----- COLLECTED MATERIAL -----

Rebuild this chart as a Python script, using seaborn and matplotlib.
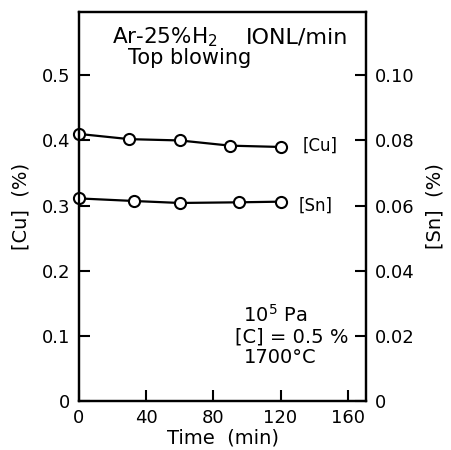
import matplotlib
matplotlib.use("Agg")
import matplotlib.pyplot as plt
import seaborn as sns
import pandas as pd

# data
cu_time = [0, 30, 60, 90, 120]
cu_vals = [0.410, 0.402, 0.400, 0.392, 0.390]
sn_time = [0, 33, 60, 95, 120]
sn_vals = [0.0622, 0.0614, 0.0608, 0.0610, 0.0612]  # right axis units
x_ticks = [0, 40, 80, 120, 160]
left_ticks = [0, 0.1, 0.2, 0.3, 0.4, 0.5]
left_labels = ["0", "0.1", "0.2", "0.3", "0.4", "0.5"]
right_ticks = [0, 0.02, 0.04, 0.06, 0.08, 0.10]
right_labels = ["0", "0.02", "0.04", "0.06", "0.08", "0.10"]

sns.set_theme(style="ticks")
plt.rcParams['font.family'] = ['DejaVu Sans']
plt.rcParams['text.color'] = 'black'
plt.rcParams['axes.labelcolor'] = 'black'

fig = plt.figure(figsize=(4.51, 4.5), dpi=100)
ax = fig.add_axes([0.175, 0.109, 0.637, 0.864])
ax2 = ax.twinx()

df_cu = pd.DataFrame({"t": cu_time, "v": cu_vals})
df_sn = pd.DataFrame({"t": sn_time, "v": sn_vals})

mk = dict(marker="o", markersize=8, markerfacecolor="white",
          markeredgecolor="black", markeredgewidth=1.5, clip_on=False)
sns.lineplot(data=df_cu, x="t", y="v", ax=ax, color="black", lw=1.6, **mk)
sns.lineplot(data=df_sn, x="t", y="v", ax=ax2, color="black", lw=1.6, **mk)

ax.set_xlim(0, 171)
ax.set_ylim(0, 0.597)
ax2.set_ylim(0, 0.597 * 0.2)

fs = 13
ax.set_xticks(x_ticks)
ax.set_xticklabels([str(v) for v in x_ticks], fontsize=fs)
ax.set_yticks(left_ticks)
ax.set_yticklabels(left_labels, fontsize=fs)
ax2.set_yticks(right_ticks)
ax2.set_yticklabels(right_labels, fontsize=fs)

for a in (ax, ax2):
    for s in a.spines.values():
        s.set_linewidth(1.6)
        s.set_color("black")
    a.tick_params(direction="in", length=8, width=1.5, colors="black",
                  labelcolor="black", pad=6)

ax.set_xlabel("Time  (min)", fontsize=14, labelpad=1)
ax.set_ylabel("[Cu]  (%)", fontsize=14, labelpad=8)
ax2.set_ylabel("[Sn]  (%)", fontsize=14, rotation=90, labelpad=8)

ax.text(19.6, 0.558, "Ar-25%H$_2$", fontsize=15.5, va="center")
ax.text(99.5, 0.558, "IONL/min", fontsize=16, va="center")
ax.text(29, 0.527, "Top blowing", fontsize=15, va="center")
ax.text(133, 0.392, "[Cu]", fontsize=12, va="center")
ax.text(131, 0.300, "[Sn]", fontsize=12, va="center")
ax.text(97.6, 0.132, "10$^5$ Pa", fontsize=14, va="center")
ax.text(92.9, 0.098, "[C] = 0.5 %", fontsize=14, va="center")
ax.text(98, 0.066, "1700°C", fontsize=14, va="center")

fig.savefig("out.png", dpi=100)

-----

▶ **EXERCISE**
Copy out all of the material exactly as written, without its pictures.

▶ **ANSWER FOR THE TASK**
Rebuild this chart as a Python script, using seaborn and matplotlib.
import matplotlib
matplotlib.use("Agg")
import matplotlib.pyplot as plt
import seaborn as sns
import pandas as pd

# data
cu_time = [0, 30, 60, 90, 120]
cu_vals = [0.410, 0.402, 0.400, 0.392, 0.390]
sn_time = [0, 33, 60, 95, 120]
sn_vals = [0.0622, 0.0614, 0.0608, 0.0610, 0.0612]  # right axis units
x_ticks = [0, 40, 80, 120, 160]
left_ticks = [0, 0.1, 0.2, 0.3, 0.4, 0.5]
left_labels = ["0", "0.1", "0.2", "0.3", "0.4", "0.5"]
right_ticks = [0, 0.02, 0.04, 0.06, 0.08, 0.10]
right_labels = ["0", "0.02", "0.04", "0.06", "0.08", "0.10"]

sns.set_theme(style="ticks")
plt.rcParams['font.family'] = ['DejaVu Sans']
plt.rcParams['text.color'] = 'black'
plt.rcParams['axes.labelcolor'] = 'black'

fig = plt.figure(figsize=(4.51, 4.5), dpi=100)
ax = fig.add_axes([0.175, 0.109, 0.637, 0.864])
ax2 = ax.twinx()

df_cu = pd.DataFrame({"t": cu_time, "v": cu_vals})
df_sn = pd.DataFrame({"t": sn_time, "v": sn_vals})

mk = dict(marker="o", markersize=8, markerfacecolor="white",
          markeredgecolor="black", markeredgewidth=1.5, clip_on=False)
sns.lineplot(data=df_cu, x="t", y="v", ax=ax, color="black", lw=1.6, **mk)
sns.lineplot(data=df_sn, x="t", y="v", ax=ax2, color="black", lw=1.6, **mk)

ax.set_xlim(0, 171)
ax.set_ylim(0, 0.597)
ax2.set_ylim(0, 0.597 * 0.2)

fs = 13
ax.set_xticks(x_ticks)
ax.set_xticklabels([str(v) for v in x_ticks], fontsize=fs)
ax.set_yticks(left_ticks)
ax.set_yticklabels(left_labels, fontsize=fs)
ax2.set_yticks(right_ticks)
ax2.set_yticklabels(right_labels, fontsize=fs)

for a in (ax, ax2):
    for s in a.spines.values():
        s.set_linewidth(1.6)
        s.set_color("black")
    a.tick_params(direction="in", length=8, width=1.5, colors="black",
                  labelcolor="black", pad=6)

ax.set_xlabel("Time  (min)", fontsize=14, labelpad=1)
ax.set_ylabel("[Cu]  (%)", fontsize=14, labelpad=8)
ax2.set_ylabel("[Sn]  (%)", fontsize=14, rotation=90, labelpad=8)

ax.text(19.6, 0.558, "Ar-25%H$_2$", fontsize=15.5, va="center")
ax.text(99.5, 0.558, "IONL/min", fontsize=16, va="center")
ax.text(29, 0.527, "Top blowing", fontsize=15, va="center")
ax.text(133, 0.392, "[Cu]", fontsize=12, va="center")
ax.text(131, 0.300, "[Sn]", fontsize=12, va="center")
ax.text(97.6, 0.132, "10$^5$ Pa", fontsize=14, va="center")
ax.text(92.9, 0.098, "[C] = 0.5 %", fontsize=14, va="center")
ax.text(98, 0.066, "1700°C", fontsize=14, va="center")

fig.savefig("out.png", dpi=100)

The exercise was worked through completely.